In the 1980s, many state schools and some private schools were switching from being single sex schools to taking male and female pupils. For many girls the idea of entering a long established boys grammar school was extremely daunting. Pauline D reflects on her memories of her first term in the sixth form of such a school situated on the Sussex Coast.
Having just moved from London to the south coast at the beginning of August with my parents and younger sister, I obviously had to look for a new school. Since I had just completed my year in the fifth form of a local grammar school I was looking for a place in the lower sixth of a similar school in my new town.
Binghams Grammar School had been and was still an all boys school, but in twelve months time it was being changed into one of the new separate sixth form colleges that were starting to be set up.
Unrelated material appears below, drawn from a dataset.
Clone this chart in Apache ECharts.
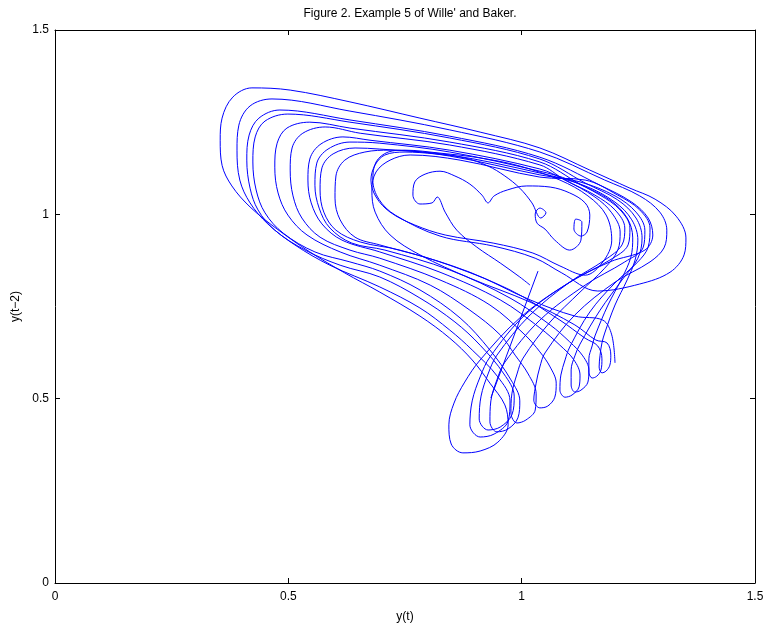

Because they would then be taking both male and female students, they proposed to start taking a small number of girls into that year’s fifth and sixth forms as well as several boys from other schools.
It seemed a reasonable choice for me because then I could simply follow on at the same school for my second sixth form year and also because W******* Grammar School had very good Mathematics and Physics facilities which were my core subjects. Thus I became one of eight sixth form girls and about ten fifth year girls due to start that September.
The school authorities obviously had concerns over these changes because my parents and I were invited to at least two meetings at the school in the fortnight before I was due to start which also enabled me to meet several of the girls who would soon become fellow sixth form colleagues.